In an address and question-and-answer session at the Center for Strategic and International Studies in Washington, D.C., Nagata echoed other estimates that about 40,000 foreign fighters from more than 100 countries -- "that's a breathtaking number" -- had rallied to the black flag of the Islamic State of Iraq and Syria to establish a caliphate in the Mideast.
He described the foreign fighters as "ethnically diverse, sociologically diverse" and drawn to ISIS for a variety of reasons.
"They are non-monolithic. Why do they do it? Some simply come for the adventure" and "some come to fight for ISIS for a variety of ideological reasons. Some come because they are seeking to address a grievance. I do not believe we know all of the motivations at this point."

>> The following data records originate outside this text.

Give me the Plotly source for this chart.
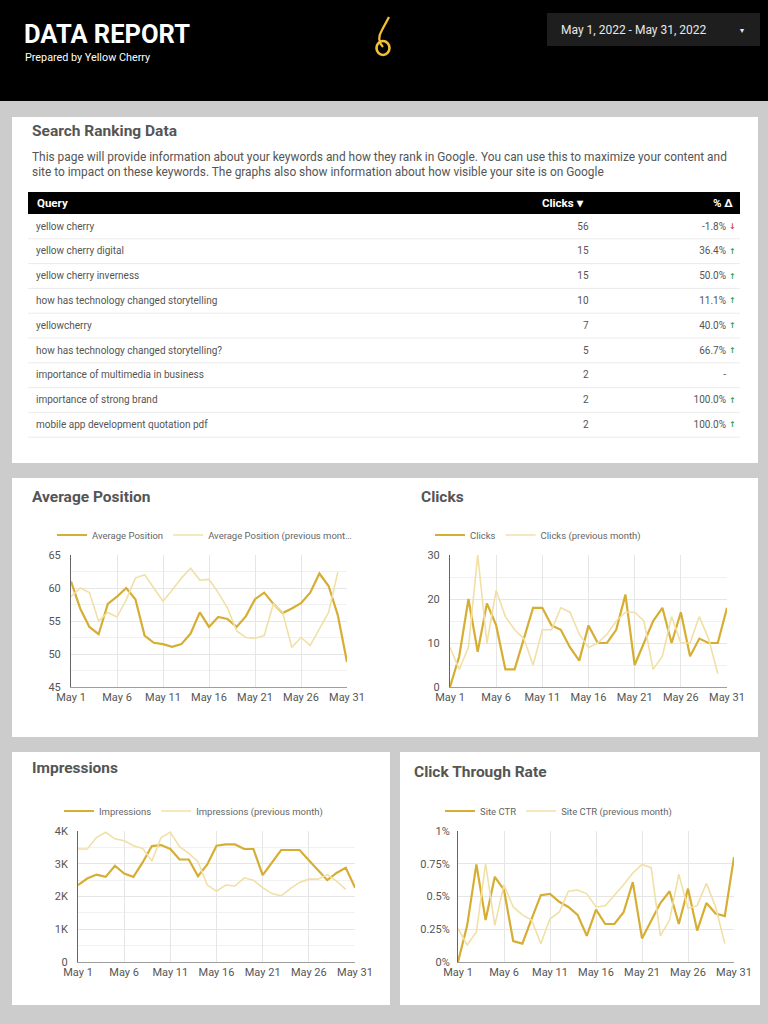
import plotly.graph_objects as go
import pandas as pd

# ------------------------------------------------------------------ data
days = [d for d in pd.date_range("2022-05-01", "2022-05-31", freq="D")]
prev_days = days[:30]
x_ticks = ["May 1", "May 6", "May 11", "May 16", "May 21", "May 26", "May 31"]

avg_position = [61.0, 56.9, 54.1, 53.0, 57.6, 58.7, 60.0, 58.3, 52.8, 51.7, 51.5,
                51.1, 51.5, 53.1, 56.3, 54.1, 55.6, 55.3, 54.1, 55.7, 58.3, 59.3,
                57.6, 56.2, 56.9, 57.7, 59.3, 62.2, 60.3, 55.9, 48.8]
avg_position_prev = [58.7, 60.0, 59.3, 55.0, 56.3, 55.6, 58.2, 61.5, 62.0, 60.0,
                     58.0, 59.7, 61.5, 63.0, 61.2, 61.3, 59.3, 57.0, 53.5, 52.5,
                     52.4, 52.8, 57.6, 56.3, 51.0, 52.5, 51.3, 53.8, 56.3, 62.4]

clicks = [0, 7, 20, 8, 19, 14, 4, 4, 11, 18, 18, 14, 13, 9, 6, 14, 10, 10, 13, 21,
          5, 10, 15, 18, 10, 17, 7, 11, 10, 10, 18]
clicks_prev = [9, 4, 9, 30, 10, 22, 16, 13, 11, 5, 13, 13, 18, 17, 12, 9, 10, 12,
               15, 17, 17, 15, 4, 7, 16, 10, 10, 16, 11, 3]

impressions = [2350, 2550, 2670, 2600, 2940, 2700, 2600, 3040, 3540, 3570, 3450,
               3130, 3130, 2620, 2980, 3550, 3590, 3590, 3450, 3450, 2650, 3040,
               3420, 3420, 3420, 3110, 2810, 2500, 2720, 2880, 2270]
impressions_prev = [3450, 3450, 3800, 3960, 3760, 3700, 3550, 3470, 3080, 3800,
                    3960, 3520, 3320, 3060, 2350, 2160, 2350, 2320, 2570, 2500,
                    2270, 2090, 2020, 2240, 2430, 2530, 2530, 2670, 2470, 2220]

site_ctr = [0.0, 0.0028, 0.00745, 0.0032, 0.0065, 0.0055, 0.0016, 0.0014, 0.0033,
            0.0051, 0.0052, 0.0046, 0.0042, 0.0036, 0.0020, 0.0040, 0.0029, 0.0029,
            0.0038, 0.0061, 0.0018, 0.0031, 0.0045, 0.0054, 0.0029, 0.0056, 0.0024,
            0.0045, 0.0037, 0.0035, 0.0080]
site_ctr_prev = [0.00255, 0.0013, 0.0023, 0.0075, 0.0028, 0.0059, 0.0042, 0.0036,
                 0.0032, 0.0014, 0.0033, 0.0038, 0.0054, 0.0055, 0.0052, 0.0042,
                 0.0043, 0.0051, 0.0059, 0.0068, 0.00745, 0.0072, 0.0020, 0.0032,
                 0.0067, 0.0041, 0.0043, 0.0060, 0.0042, 0.0014]

table_columns = ["Query", "Clicks ▾", "% Δ"]
queries = ["yellow cherry", "yellow cherry digital", "yellow cherry inverness",
           "how has technology changed storytelling", "yellowcherry",
           "how has technology changed storytelling?",
           "importance of multimedia in business", "importance of strong brand",
           "mobile app development quotation pdf"]
query_clicks = [56, 15, 15, 10, 7, 5, 2, 2, 2]
pct_change = [-1.8, 36.4, 50.0, 11.1, 40.0, 66.7, None, 100.0, 100.0]

impr_tickvals = [0, 1000, 2000, 3000, 4000]
impr_ticktext = ["0", "1K", "2K", "3K", "4K"]

# ------------------------------------------------------------------ style
W, H = 768, 1024
FONT = "Roboto"
CUR = "#d6ae33"
PREV = "#f1e0a6"
GRID = "#e6e6e6"
MINOR = "#f1f1f1"
TXT = "#555555"


def X(px):
    return px / W


def Y(py):
    return 1 - py / H


fig = go.Figure()

shapes = []
annotations = []

# page header + cards
shapes.append(dict(type="rect", xref="paper", yref="paper", x0=0, x1=1, y0=Y(101), y1=1,
                   fillcolor="#000000", line=dict(width=0), layer="below"))
for (x0, y0, x1, y1) in [(12, 117, 758, 463), (12, 478, 758, 737),
                         (12, 752, 390, 1005), (400, 752, 760, 1005)]:
    shapes.append(dict(type="rect", xref="paper", yref="paper", x0=X(x0), x1=X(x1),
                       y0=Y(y1), y1=Y(y0), fillcolor="#ffffff",
                       line=dict(width=0), layer="below"))
# date selector
shapes.append(dict(type="rect", xref="paper", yref="paper", x0=X(547), x1=X(760),
                   y0=Y(46), y1=Y(13), fillcolor="#1e1e1e", line=dict(width=0),
                   layer="below"))
# logo
shapes.append(dict(type="circle", xref="paper", yref="paper", x0=X(376.5), x1=X(389.5),
                   y0=Y(55), y1=Y(41), line=dict(color="#f2c035", width=2.6)))
shapes.append(dict(type="path", xref="paper", yref="paper",
                   path=f"M {X(383)} {Y(47)} Q {X(376)} {Y(40)} {X(382)} {Y(30)} "
                        f"L {X(389)} {Y(17)}",
                   line=dict(color="#f2c035", width=2.3)))


def ann(text, x, y, size, color, bold=False, xanchor="left"):
    t = f"<b>{text}</b>" if bold else text
    annotations.append(dict(text=t, x=X(x), y=Y(y), xref="paper", yref="paper",
                            xanchor=xanchor, yanchor="middle", showarrow=False,
                            align="left", font=dict(family=FONT, size=size, color=color)))


ann("DATA REPORT", 22, 34, 25.5, "#ffffff", bold=True)
ann("Prepared by Yellow Cherry", 23, 57, 10.8, "#ffffff")
ann("May 1, 2022 - May 31, 2022", 559, 30, 12, "#e8e8e8")
ann("▾", 742, 30, 8, "#e8e8e8", xanchor="center")

ann("Search Ranking Data", 30, 131, 15.5, TXT, bold=True)
ann("This page will provide information about your keywords and how they rank in Google. "
    "You can use this to maximize your content and<br>site to impact on these keywords. "
    "The graphs also show information about how visible your site is on Google",
    30, 164, 11.9, TXT)

ann("Average Position", 30, 497, 15.5, TXT, bold=True)
ann("Clicks", 419, 497, 15.5, TXT, bold=True)
ann("Impressions", 30, 768, 15.5, TXT, bold=True)
ann("Click Through Rate", 412, 772, 15.5, TXT, bold=True)

# ------------------------------------------------------------------ table
HEAD_TOP, HEAD_H, ROW_H = 192, 22, 24.8
ROW_TOP = HEAD_TOP + HEAD_H
HIDDEN_HEAD = 16  # space plotly keeps for an empty table header
pct_text = ["-" if v is None else f"{v:.1f}%" for v in pct_change]

# header bar + labels
shapes.append(dict(type="rect", xref="paper", yref="paper", x0=X(28), x1=X(740),
                   y0=Y(ROW_TOP), y1=Y(HEAD_TOP), fillcolor="#000000",
                   line=dict(width=0), layer="below"))
for label, hx, anchor in zip(table_columns, [35, 586, 735], ["left", "right", "right"]):
    ann(label, hx, HEAD_TOP + HEAD_H / 2, 11.5, "#ffffff", bold=True, xanchor=anchor)

fig.add_trace(go.Table(
    domain=dict(x=[X(28), X(734.5)], y=[Y(ROW_TOP + ROW_H * len(queries) + 3),
                                        Y(ROW_TOP - HIDDEN_HEAD)]),
    columnwidth=[400, 169, 137.5],
    header=dict(values=[], fill_color="rgba(0,0,0,0)", line_color="rgba(0,0,0,0)"),
    cells=dict(values=[queries, query_clicks, pct_text],
               fill_color="#ffffff", line_color="#ffffff",
               align=["left", "right", "right"],
               font=dict(family=FONT, size=10, color=TXT),
               height=ROW_H),
))
for k, v in enumerate(pct_change):
    yy = ROW_TOP + ROW_H * (k + 1)
    shapes.append(dict(type="line", xref="paper", yref="paper", x0=X(28), x1=X(740),
                       y0=Y(yy), y1=Y(yy), line=dict(color="#ebebeb", width=1)))
    if v is not None:
        annotations.append(dict(
            text="<b>↓</b>" if v < 0 else "<b>↑</b>", x=X(732.5), y=Y(yy - ROW_H / 2),
            xref="paper", yref="paper", xanchor="center", yanchor="middle",
            showarrow=False, borderpad=0,
            font=dict(family="DejaVu Sans", size=8,
                      color="#e03c31" if v < 0 else "#2e9e4f")))

# ------------------------------------------------------------------ charts
charts = [
    dict(cur=avg_position, prev=avg_position_prev,
         names=("Average Position", "Average Position (previous mont…"),
         xd=(71, 347), yd=(555, 687), yr=[45, 65], dtick=5, minor=2.5,
         leg=(52, 535)),
    dict(cur=clicks, prev=clicks_prev,
         names=("Clicks", "Clicks (previous month)"),
         xd=(450, 727), yd=(555, 687), yr=[0, 30], dtick=10, minor=5,
         leg=(430, 535)),
    dict(cur=impressions, prev=impressions_prev,
         names=("Impressions", "Impressions (previous month)"),
         xd=(78, 355), yd=(831, 962), yr=[0, 4000], dtick=1000, minor=500,
         leg=(59, 811)),
    dict(cur=site_ctr, prev=site_ctr_prev,
         names=("Site CTR", "Site CTR (previous month)"),
         xd=(458, 734), yd=(831, 962), yr=[0, 0.01], dtick=0.0025, minor=None,
         leg=(440, 811)),
]

layout_axes = {}
for i, c in enumerate(charts, start=1):
    sfx = "" if i == 1 else str(i)
    leg = "legend" if i == 1 else f"legend{i}"
    fig.add_trace(go.Scatter(x=days, y=c["cur"], mode="lines", name=c["names"][0],
                             line=dict(color=CUR, width=2.2), xaxis=f"x{sfx}",
                             yaxis=f"y{sfx}", legend=leg))
    fig.add_trace(go.Scatter(x=prev_days, y=c["prev"], mode="lines", name=c["names"][1],
                             line=dict(color=PREV, width=1.6), xaxis=f"x{sfx}",
                             yaxis=f"y{sfx}", legend=leg))
    xa = dict(domain=[X(c["xd"][0]), X(c["xd"][1])], anchor=f"y{sfx}", type="date",
              range=[days[0], days[-1]], tickvals=days[::5], ticktext=x_ticks,
              showgrid=True, gridcolor=GRID, gridwidth=1, showline=True,
              linecolor="#9e9e9e", linewidth=1, zeroline=False, ticks="",
              tickfont=dict(family=FONT, size=11, color=TXT), fixedrange=True)
    ya = dict(domain=[Y(c["yd"][1]), Y(c["yd"][0])], anchor=f"x{sfx}",
              range=c["yr"], dtick=c["dtick"], tick0=0, showgrid=True,
              gridcolor=GRID, gridwidth=1, showline=True, linecolor="#666666",
              linewidth=1, zeroline=False, ticks="", ticklabelstandoff=7,
              tickfont=dict(family=FONT, size=11, color=TXT), fixedrange=True)
    if c["minor"]:
        ya["minor"] = dict(dtick=c["minor"], showgrid=True, gridcolor=MINOR, gridwidth=1)
    if i == 3:
        ya.pop("dtick")
        ya["tickvals"] = impr_tickvals
        ya["ticktext"] = impr_ticktext
    if i == 4:
        ya["tickformat"] = ".2~%"
        ya["ticklabelstandoff"] = 5
    layout_axes[f"xaxis{sfx}"] = xa
    layout_axes[f"yaxis{sfx}"] = ya
    layout_axes[leg] = dict(x=X(c["leg"][0]), y=Y(c["leg"][1]), xanchor="left",
                            yanchor="middle", orientation="h",
                            bgcolor="rgba(0,0,0,0)", itemwidth=30,
                            font=dict(family=FONT, size=9.5, color="#666666"))

fig.update_layout(
    width=W, height=H, margin=dict(l=0, r=0, t=0, b=0, autoexpand=False),
    paper_bgcolor="#cccccc", plot_bgcolor="#ffffff",
    font=dict(family=FONT, color=TXT),
    shapes=shapes, annotations=annotations, showlegend=True,
    **layout_axes,
)

fig.write_html("out.html", config={"displayModeBar": False},
               post_script="document.body.style.margin='0';")
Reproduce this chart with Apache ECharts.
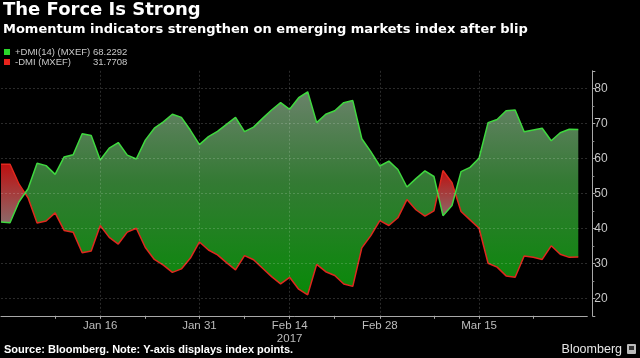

The ranks of foreign fighters have been decimated by coalition airstrikes and advances by the Iraqi Security Forces and partnered local forces in Syria, Nagata said, but the threat from ISIS will remain as it evolves into a hit-and-run terrorist group once its fielded forces are defeated.
"The coalition is going to defeat the army of ISIS," but that will only exacerbate the threat of foreign fighters returning to their former homelands to spread havoc, he said.
"The most vivid challenge" faced by the international community will be the sharing of information and intelligence on the foreign fighters, Nagata said. Getting intelligence on the travel destinations of foreign fighters is "inherently difficult."
"We have to be patient," he said. "We are not going to end this threat this year. I don't think we can identify a time horizon. It will take years to solve this problem. If we try to pretend we can solve it sooner that, we are kidding ourselves."
At a White House news conference with President Donald Trump, Jordan's King Abdullah II made similar remarks about the foreign fighter threat. Foreign fighters disillusioned by ISIS' battlefield losses are "on the move beyond the region," Abdullah said. "How do we fight them? We have to understand how to deal with them globally."
Nagata said that stopping the cross-border movements of foreign fighters has been aided by passage of United Nations Resolution 2178 designating the travel -- or the assistance in the travel -- of foreign fighters as a criminal activity. The U.N. action has had a negligible effect, he said, but "just the fact that the world decided to make it a crime was an important step in the right direction."
Nagata previously, as head of special operations for U.S. Central Command, was in charge of the $500 million train-and-equip program aimed at setting up a moderate opposition in force in Syria.
However, those recruited for the program proved to be more intent on toppling the regime of Syrian President Bashar al-Assad than on fighting ISIS, which was the U.S. goal. The program produced only a few dozen of a promised 1,500 fighters and was canceled by the Obama administration in 2015.